WORK TO COMPLETE:
From the records below, please print only the lines from the one containing "Generate a Python" through the one containing "ax.axis('off')", both included. Skip the pictures.

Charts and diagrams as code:
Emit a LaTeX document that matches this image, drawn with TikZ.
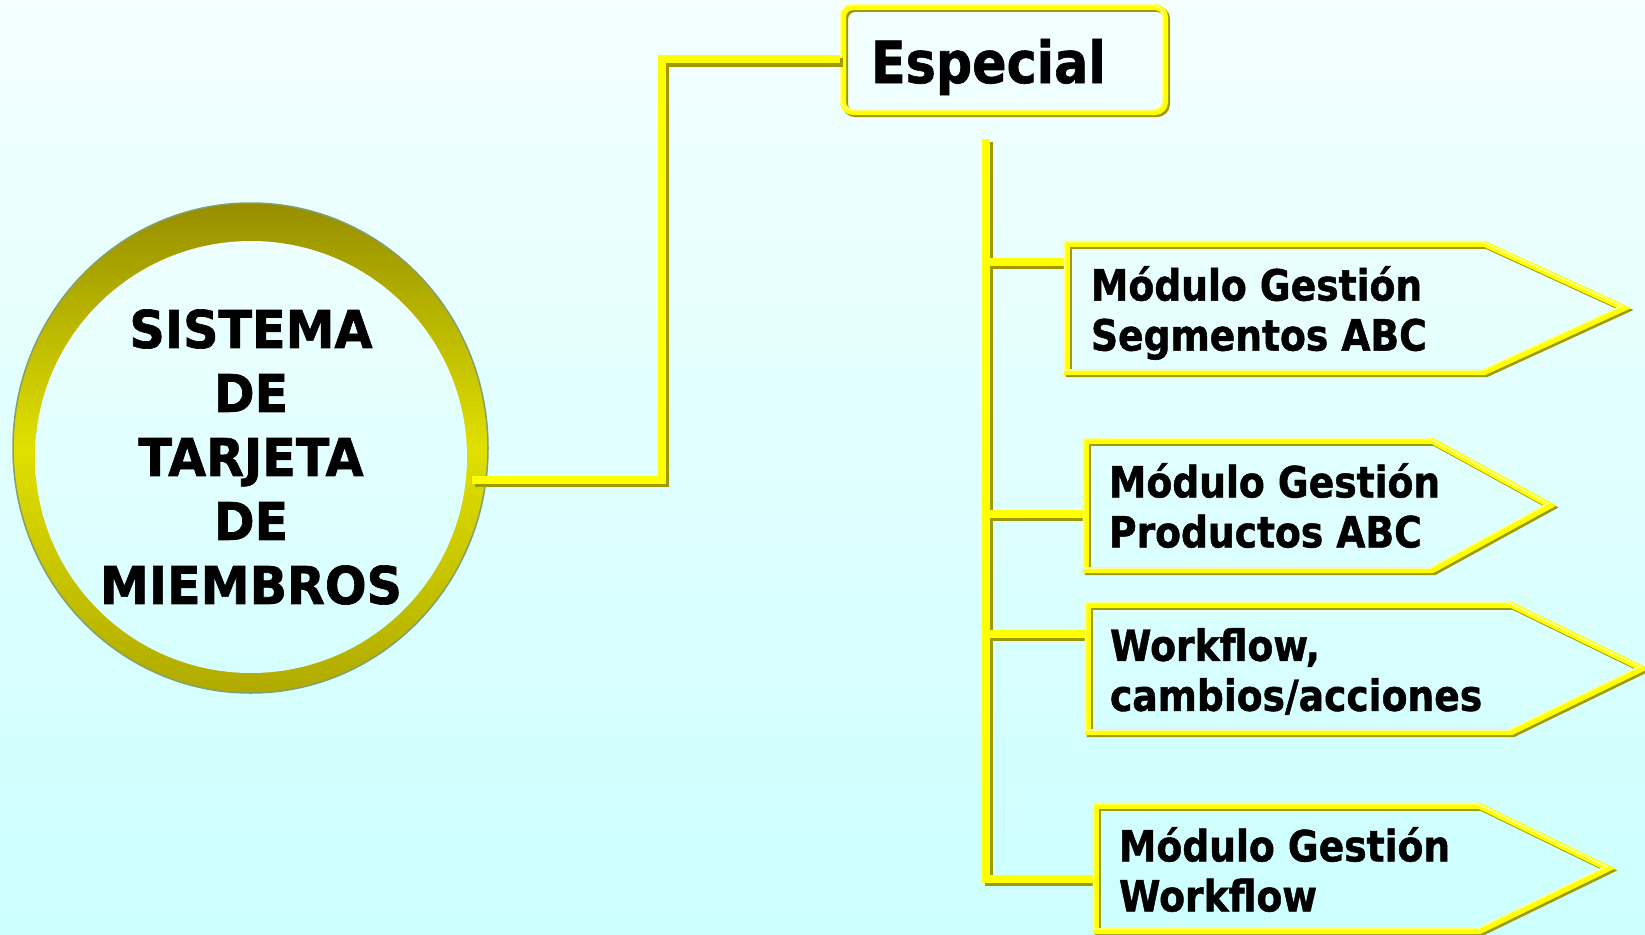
\documentclass[tikz,border=0pt]{standalone}
\usepackage{fontspec}
\usepackage{tikz}
\usetikzlibrary{positioning}
\newfontfamily\ringfont[FakeStretch=0.945, FakeBold=1.3]{DejaVu Sans}
\newfontfamily\boxfont[FakeStretch=0.875, FakeBold=1.1]{DejaVu Sans}
\definecolor{ylw}{RGB}{255,255,0}
\definecolor{ylwlite}{RGB}{255,255,150}
\definecolor{shd}{RGB}{158,154,0}
\definecolor{bgtop}{RGB}{244,255,255}
\definecolor{bgbot}{RGB}{204,255,255}
\definecolor{ringtop}{RGB}{150,142,0}
\definecolor{ringmid}{RGB}{224,224,0}
\definecolor{ringbot}{RGB}{176,170,0}
\definecolor{ringedge}{RGB}{130,160,110}
\definecolor{intop}{RGB}{238,255,255}
\definecolor{inbot}{RGB}{214,255,255}
\tikzstyle{pipe}=[draw=ylw, line width=8pt, preaction={draw=shd, line width=8pt, transform canvas={shift={(3pt,-3pt)}}}]
\tikzstyle{frame}=[draw=ylw, line width=6pt, preaction={draw=shd, line width=6pt, transform canvas={shift={(2pt,-2pt)}}}, postaction={draw=ylwlite, line width=1.5pt, transform canvas={shift={(-2.2pt,2.2pt)}}}]
\tikzstyle{body}=[rectangle, inner sep=0pt, draw=none]
\tikzstyle{modtext}=[inner sep=0pt, align=left, font=\boxfont\bfseries\fontsize{43}{50}\selectfont]

\begin{document}
\begin{tikzpicture}[x=1pt, y=-1pt]
\useasboundingbox (0,0) rectangle (1645,934);
% the background
\fill[top color=bgtop, bottom color=bgbot] (0,0) rectangle (1645,934);
% the ring round the system
\draw[ringedge, line width=1.5pt, top color=ringtop, bottom color=ringbot, middle color=ringmid] (250.5,448) ellipse [x radius=237.5pt, y radius=245pt];
\node[circle, minimum size=432pt, inner sep=0pt, top color=intop, bottom color=inbot, align=center, font=\ringfont\bfseries\fontsize{52}{64}\selectfont] (S) at (251,457) {SISTEMA\\DE\\TARJETA\\DE\\MIEMBROS};
% the ``Especial'' box
\node[frame, rounded corners=10pt, minimum width=322pt, minimum height=105pt, inner xsep=28pt, inner ysep=0pt, text width=266pt, align=left, text height=47pt, text depth=0pt, font=\boxfont\bfseries\fontsize{58}{60}\selectfont] (E) at (1004,59.5) {Especial};
% the module bodies
\node[body, minimum width=417pt, minimum height=128pt] (M1) at (1275.5,308) {};
\node[body, minimum width=346pt, minimum height=129pt] (M2) at (1259,505.5) {};
\node[body, minimum width=423pt, minimum height=127pt] (M3) at (1299.5,668.5) {};
\node[body, minimum width=383pt, minimum height=125pt] (M4) at (1287.5,868.5) {};
% the spine and its branches
\coordinate (P0) at (986,139);
\coordinate (P1) at (986,262);
\coordinate (P2) at (986,514);
\coordinate (P3) at (986,634);
\coordinate (P4) at (986,879);
\draw[pipe] ([xshift=6pt]S.-6.4) -- ++(190,0) |- (E.west);
\draw[pipe] (P0) -- (P4) -- (P4 -| M4.west) (P1) -- (P1 -| M1.west) (P2) -- (P2 -| M2.west) (P3) -- (P3 -| M3.west);
% the arrow shaped frames
\draw[frame] (M1.north west) -- (M1.north east) -- ([xshift=140pt]M1.east) -- (M1.south east) -- (M1.south west) -- cycle;
\draw[frame] (M2.north west) -- (M2.north east) -- ([xshift=118pt]M2.east) -- (M2.south east) -- (M2.south west) -- cycle;
\draw[frame] (M3.north west) -- (M3.north east) -- ([xshift=131pt]M3.east) -- (M3.south east) -- (M3.south west) -- cycle;
\draw[frame] (M4.north west) -- (M4.north east) -- ([xshift=129pt]M4.east) -- (M4.south east) -- (M4.south west) -- cycle;
% the module texts
\node[modtext, right=24pt of M1.west, yshift=-5pt] (T1) {Módulo Gestión\\Segmentos ABC};
\node[modtext, right=23pt of M2.west] (T2) {Módulo Gestión\\Productos ABC};
\node[modtext, right=22pt of M3.west, yshift=-3pt] (T3) {Workflow,\\cambios/acciones};
\node[modtext, right=23pt of M4.west, yshift=-1pt] (T4) {Módulo Gestión\\Workflow};
\end{tikzpicture}
\end{document}
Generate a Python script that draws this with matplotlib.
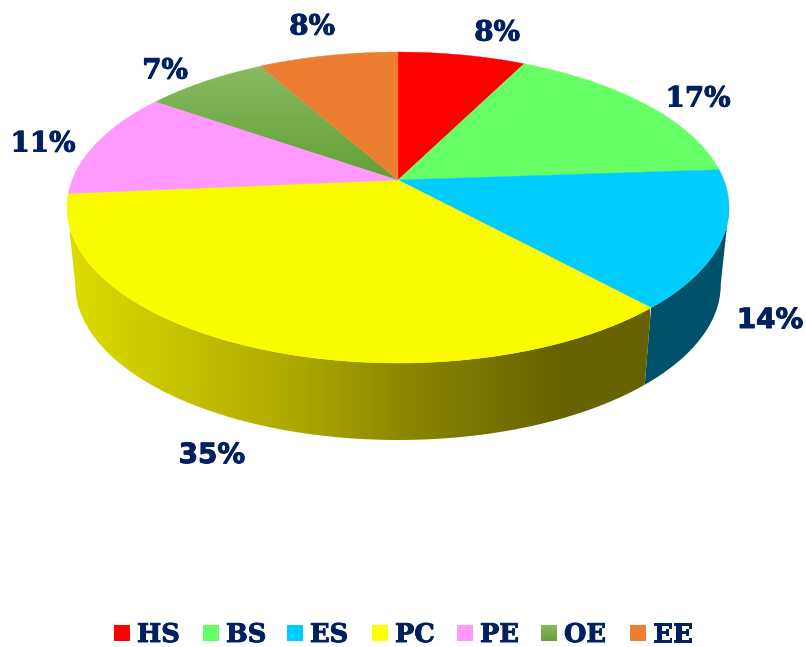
import numpy as np
import matplotlib
matplotlib.use('Agg')
import matplotlib.pyplot as plt
import matplotlib.patheffects as pe
from matplotlib.colors import LinearSegmentedColormap
from matplotlib.patches import Polygon, Rectangle

# shares as measured from the slice edges, the printed labels are rounded differently
categories = ['HS', 'BS', 'ES', 'PC', 'PE', 'OE', 'EE']
shares = [7.4, 16.5, 14.3, 35.4, 11.1, 7.2, 8.1]
pct_labels = ['8%', '17%', '14%', '35%', '11%', '7%', '8%']
colors = ['#ff0000', '#66ff66', '#00ccff', '#fbfb00', '#ff99ff', '#70ad47', '#ed7d31']

navy = '#002060'
label_pos = [(497, 33), (698, 99), (770, 320), (212, 455), (43, 144), (165, 71), (312, 27)]
label_font = ['DejaVu Serif', 'DejaVu Serif', 'DejaVu Sans', 'DejaVu Sans', 'DejaVu Serif', 'DejaVu Serif', 'DejaVu Serif']
legend_x = [114, 203, 287, 372, 457, 541, 630]

# pie projection, in pixels
cx, cy = 398, 180
A, B, k = 325.8, 150.6, 0.177
depth, shrink = 77, 0.975
side_from, side_to = 100, 260

thick = [pe.withStroke(linewidth=0.7, foreground=navy)]


def project(t, bottom=False):
    t = np.radians(t)
    u, v = np.sin(t), np.cos(t)
    w = 1 + k * v
    x, y = A * u / w, -B * v / w
    if bottom:
        return np.column_stack([cx + shrink * x, cy + y + depth])
    return np.column_stack([cx + x, cy + y])


fig = plt.figure(figsize=(8.06, 6.47), dpi=100)
ax = fig.add_axes([0, 0, 1, 1])
ax.axis('off')

edges = np.concatenate([[0], np.cumsum(shares)]) * 360 / sum(shares)

# sides
side_cmap = LinearSegmentedColormap.from_list('side', [
    (0.0, '#dedb00'), (0.16, '#c9c600'), (0.4, '#aaa700'), (0.58, '#8a8700'),
    (0.85, '#666300'), (1.0, '#666300')])
for i in [2, 3]:
    t0, t1 = max(edges[i], side_from), min(edges[i + 1], side_to)
    t = np.linspace(t0, t1, 200)
    pts = np.vstack([project(t), project(t[::-1], bottom=True)])
    poly = Polygon(pts, closed=True, fc='#00526a' if i == 2 else 'none', ec='none', zorder=1)
    ax.add_patch(poly)
    if i == 3:
        im = ax.imshow(np.linspace(0, 1, 256)[None, :], cmap=side_cmap, aspect='auto',
                       extent=(70, 650, 445, 190), zorder=1)
        im.set_clip_path(poly)

# top face
green_cmap = LinearSegmentedColormap.from_list('oe', ['#88bb62', '#639f35'])
for i, cat in enumerate(categories):
    t = np.linspace(edges[i], edges[i + 1], 120)
    pts = np.vstack([[cx, cy], project(t)])
    if cat == 'OE':
        poly = Polygon(pts, closed=True, fc='none', ec='none', zorder=2)
        ax.add_patch(poly)
        im = ax.imshow(np.linspace(0, 1, 256)[:, None], cmap=green_cmap, aspect='auto',
                       extent=(150, 400, 180, 65), origin='upper', zorder=2)
        im.set_clip_path(poly)
    else:
        ax.add_patch(Polygon(pts, closed=True, fc=colors[i], ec=colors[i], lw=0.3, zorder=2))

for lab, pos, fam in zip(pct_labels, label_pos, label_font):
    ax.text(pos[0], pos[1], lab, color=navy, fontsize=20, fontweight='bold', family=fam,
            ha='center', va='center', zorder=3, path_effects=thick)

# legend
for i, cat in enumerate(categories):
    if cat == 'OE':
        ax.imshow(np.linspace(0, 1, 64)[:, None], cmap=green_cmap, aspect='auto',
                  extent=(legend_x[i], legend_x[i] + 16, 641, 625), origin='upper', zorder=2)
    else:
        ax.add_patch(Rectangle((legend_x[i], 625), 16, 16, fc=colors[i] if cat != 'PC' else '#ffff00', ec='none'))
    ax.text(legend_x[i] + 23, 642, cat, color=navy, fontsize=18.5, fontweight='bold',
            family='DejaVu Serif', ha='left', va='baseline', path_effects=thick)

ax.set_xlim(0, 806)
ax.set_ylim(647, 0)

plt.savefig('out.png', dpi=100)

RESULT OF THE EXERCISE:
Generate a Python script that draws this with matplotlib.
import numpy as np
import matplotlib
matplotlib.use('Agg')
import matplotlib.pyplot as plt
import matplotlib.patheffects as pe
from matplotlib.colors import LinearSegmentedColormap
from matplotlib.patches import Polygon, Rectangle

# shares as measured from the slice edges, the printed labels are rounded differently
categories = ['HS', 'BS', 'ES', 'PC', 'PE', 'OE', 'EE']
shares = [7.4, 16.5, 14.3, 35.4, 11.1, 7.2, 8.1]
pct_labels = ['8%', '17%', '14%', '35%', '11%', '7%', '8%']
colors = ['#ff0000', '#66ff66', '#00ccff', '#fbfb00', '#ff99ff', '#70ad47', '#ed7d31']

navy = '#002060'
label_pos = [(497, 33), (698, 99), (770, 320), (212, 455), (43, 144), (165, 71), (312, 27)]
label_font = ['DejaVu Serif', 'DejaVu Serif', 'DejaVu Sans', 'DejaVu Sans', 'DejaVu Serif', 'DejaVu Serif', 'DejaVu Serif']
legend_x = [114, 203, 287, 372, 457, 541, 630]

# pie projection, in pixels
cx, cy = 398, 180
A, B, k = 325.8, 150.6, 0.177
depth, shrink = 77, 0.975
side_from, side_to = 100, 260

thick = [pe.withStroke(linewidth=0.7, foreground=navy)]


def project(t, bottom=False):
    t = np.radians(t)
    u, v = np.sin(t), np.cos(t)
    w = 1 + k * v
    x, y = A * u / w, -B * v / w
    if bottom:
        return np.column_stack([cx + shrink * x, cy + y + depth])
    return np.column_stack([cx + x, cy + y])


fig = plt.figure(figsize=(8.06, 6.47), dpi=100)
ax = fig.add_axes([0, 0, 1, 1])
ax.axis('off')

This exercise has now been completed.